WHAT YOU NEED TO DO:
Please say how many lines of the listing hold "matplotlib", with no other words in the answer.

-------- DATA SHOWN --------

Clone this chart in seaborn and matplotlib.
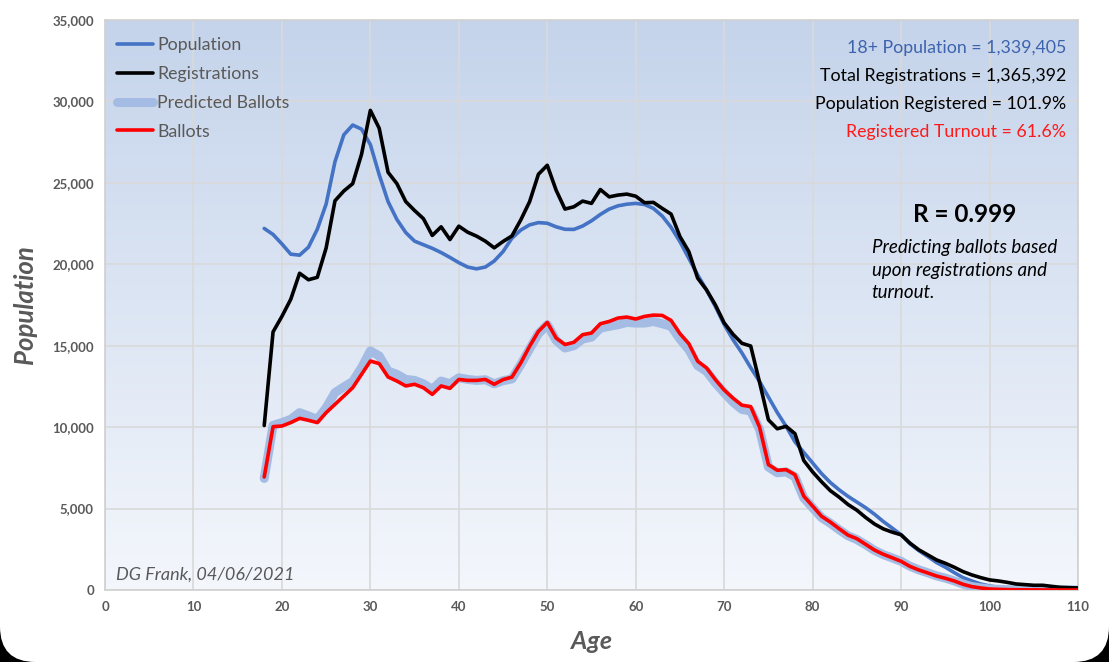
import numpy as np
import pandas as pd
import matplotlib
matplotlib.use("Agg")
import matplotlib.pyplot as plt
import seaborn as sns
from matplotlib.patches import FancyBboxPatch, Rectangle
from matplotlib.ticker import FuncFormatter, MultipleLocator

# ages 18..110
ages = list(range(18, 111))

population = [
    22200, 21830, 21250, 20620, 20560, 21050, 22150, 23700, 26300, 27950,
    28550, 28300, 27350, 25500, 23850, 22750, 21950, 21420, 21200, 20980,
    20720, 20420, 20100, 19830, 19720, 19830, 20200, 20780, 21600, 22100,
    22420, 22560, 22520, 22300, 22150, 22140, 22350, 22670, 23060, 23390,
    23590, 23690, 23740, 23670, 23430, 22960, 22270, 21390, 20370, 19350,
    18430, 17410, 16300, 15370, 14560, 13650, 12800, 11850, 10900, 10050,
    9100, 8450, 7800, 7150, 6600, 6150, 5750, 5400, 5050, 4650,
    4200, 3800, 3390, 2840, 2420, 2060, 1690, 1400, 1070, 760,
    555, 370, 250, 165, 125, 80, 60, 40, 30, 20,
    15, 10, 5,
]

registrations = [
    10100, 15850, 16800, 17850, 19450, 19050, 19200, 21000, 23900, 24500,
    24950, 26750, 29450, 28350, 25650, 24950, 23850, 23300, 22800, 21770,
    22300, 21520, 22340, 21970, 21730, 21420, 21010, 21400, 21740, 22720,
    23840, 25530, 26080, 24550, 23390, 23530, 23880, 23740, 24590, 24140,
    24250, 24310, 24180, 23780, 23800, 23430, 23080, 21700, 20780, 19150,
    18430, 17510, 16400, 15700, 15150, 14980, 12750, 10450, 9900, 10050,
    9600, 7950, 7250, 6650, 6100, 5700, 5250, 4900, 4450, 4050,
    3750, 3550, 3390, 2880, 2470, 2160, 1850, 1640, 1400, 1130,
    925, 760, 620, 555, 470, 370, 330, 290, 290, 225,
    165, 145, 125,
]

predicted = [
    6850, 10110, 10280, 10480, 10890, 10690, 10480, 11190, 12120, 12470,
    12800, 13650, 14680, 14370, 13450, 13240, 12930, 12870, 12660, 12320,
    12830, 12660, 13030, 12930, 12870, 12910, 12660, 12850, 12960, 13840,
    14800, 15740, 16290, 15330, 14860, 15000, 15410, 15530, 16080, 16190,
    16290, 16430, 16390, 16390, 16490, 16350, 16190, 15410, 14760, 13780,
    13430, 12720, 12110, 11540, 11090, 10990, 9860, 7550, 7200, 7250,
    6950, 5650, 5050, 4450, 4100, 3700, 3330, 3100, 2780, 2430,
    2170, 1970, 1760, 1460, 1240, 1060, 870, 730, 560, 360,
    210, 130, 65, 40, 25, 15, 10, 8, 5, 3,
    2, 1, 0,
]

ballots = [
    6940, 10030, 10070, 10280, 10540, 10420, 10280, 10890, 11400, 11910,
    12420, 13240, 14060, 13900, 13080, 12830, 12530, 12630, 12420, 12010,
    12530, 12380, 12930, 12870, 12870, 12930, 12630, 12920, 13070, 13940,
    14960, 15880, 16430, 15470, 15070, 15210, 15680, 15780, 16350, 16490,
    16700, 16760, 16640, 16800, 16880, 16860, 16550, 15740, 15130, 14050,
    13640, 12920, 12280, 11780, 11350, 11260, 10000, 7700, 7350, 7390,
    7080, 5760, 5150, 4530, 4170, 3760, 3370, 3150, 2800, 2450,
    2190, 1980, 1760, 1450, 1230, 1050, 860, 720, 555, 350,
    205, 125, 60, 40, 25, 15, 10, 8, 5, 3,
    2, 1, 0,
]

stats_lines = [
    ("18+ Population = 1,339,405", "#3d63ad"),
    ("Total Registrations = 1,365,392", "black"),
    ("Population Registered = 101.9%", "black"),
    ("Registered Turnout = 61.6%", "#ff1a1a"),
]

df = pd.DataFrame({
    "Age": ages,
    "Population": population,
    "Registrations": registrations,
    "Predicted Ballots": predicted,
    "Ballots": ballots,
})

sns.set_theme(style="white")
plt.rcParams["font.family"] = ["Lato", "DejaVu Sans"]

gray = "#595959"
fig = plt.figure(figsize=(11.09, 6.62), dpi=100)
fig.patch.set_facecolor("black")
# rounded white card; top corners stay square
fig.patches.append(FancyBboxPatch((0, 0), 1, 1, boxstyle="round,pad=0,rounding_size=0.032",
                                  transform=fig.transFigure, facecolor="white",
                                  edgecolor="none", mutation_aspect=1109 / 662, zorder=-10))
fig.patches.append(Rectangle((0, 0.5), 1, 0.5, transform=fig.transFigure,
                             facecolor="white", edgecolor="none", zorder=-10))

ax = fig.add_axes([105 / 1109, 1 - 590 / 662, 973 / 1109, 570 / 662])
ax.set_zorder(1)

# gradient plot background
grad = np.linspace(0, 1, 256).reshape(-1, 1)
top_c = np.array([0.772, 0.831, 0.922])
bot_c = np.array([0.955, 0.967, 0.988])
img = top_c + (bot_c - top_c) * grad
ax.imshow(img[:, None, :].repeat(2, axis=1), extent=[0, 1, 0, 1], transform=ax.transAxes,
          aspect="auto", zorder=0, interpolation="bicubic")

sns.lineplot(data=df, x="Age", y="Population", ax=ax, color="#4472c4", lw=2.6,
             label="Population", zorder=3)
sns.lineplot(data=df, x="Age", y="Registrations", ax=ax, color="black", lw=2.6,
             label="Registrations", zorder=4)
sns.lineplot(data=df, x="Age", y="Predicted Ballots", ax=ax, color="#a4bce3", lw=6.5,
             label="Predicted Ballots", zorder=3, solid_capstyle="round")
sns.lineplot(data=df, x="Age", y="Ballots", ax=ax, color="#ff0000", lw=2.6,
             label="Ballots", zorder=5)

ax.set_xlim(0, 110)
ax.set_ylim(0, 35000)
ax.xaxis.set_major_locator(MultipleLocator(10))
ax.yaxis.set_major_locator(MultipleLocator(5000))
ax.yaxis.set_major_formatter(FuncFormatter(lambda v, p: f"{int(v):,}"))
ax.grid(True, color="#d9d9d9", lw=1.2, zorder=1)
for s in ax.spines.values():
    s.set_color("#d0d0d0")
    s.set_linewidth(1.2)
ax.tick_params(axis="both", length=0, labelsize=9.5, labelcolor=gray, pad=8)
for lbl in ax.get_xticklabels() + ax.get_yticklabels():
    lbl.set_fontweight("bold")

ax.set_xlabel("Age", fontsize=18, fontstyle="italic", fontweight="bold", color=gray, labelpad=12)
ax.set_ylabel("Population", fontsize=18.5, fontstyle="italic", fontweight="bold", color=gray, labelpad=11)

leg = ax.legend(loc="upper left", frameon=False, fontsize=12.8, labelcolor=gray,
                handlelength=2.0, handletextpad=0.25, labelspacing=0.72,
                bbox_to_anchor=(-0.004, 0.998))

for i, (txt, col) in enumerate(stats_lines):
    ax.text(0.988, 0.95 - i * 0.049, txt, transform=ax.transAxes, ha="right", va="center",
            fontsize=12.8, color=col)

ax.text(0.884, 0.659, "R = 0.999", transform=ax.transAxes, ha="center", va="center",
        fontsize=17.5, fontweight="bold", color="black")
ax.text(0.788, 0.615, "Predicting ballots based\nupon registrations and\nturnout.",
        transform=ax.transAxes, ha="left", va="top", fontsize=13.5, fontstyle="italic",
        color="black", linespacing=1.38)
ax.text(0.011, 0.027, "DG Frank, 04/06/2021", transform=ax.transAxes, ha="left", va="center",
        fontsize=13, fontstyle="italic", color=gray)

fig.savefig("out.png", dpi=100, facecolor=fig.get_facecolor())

--------

THE ANSWER:
6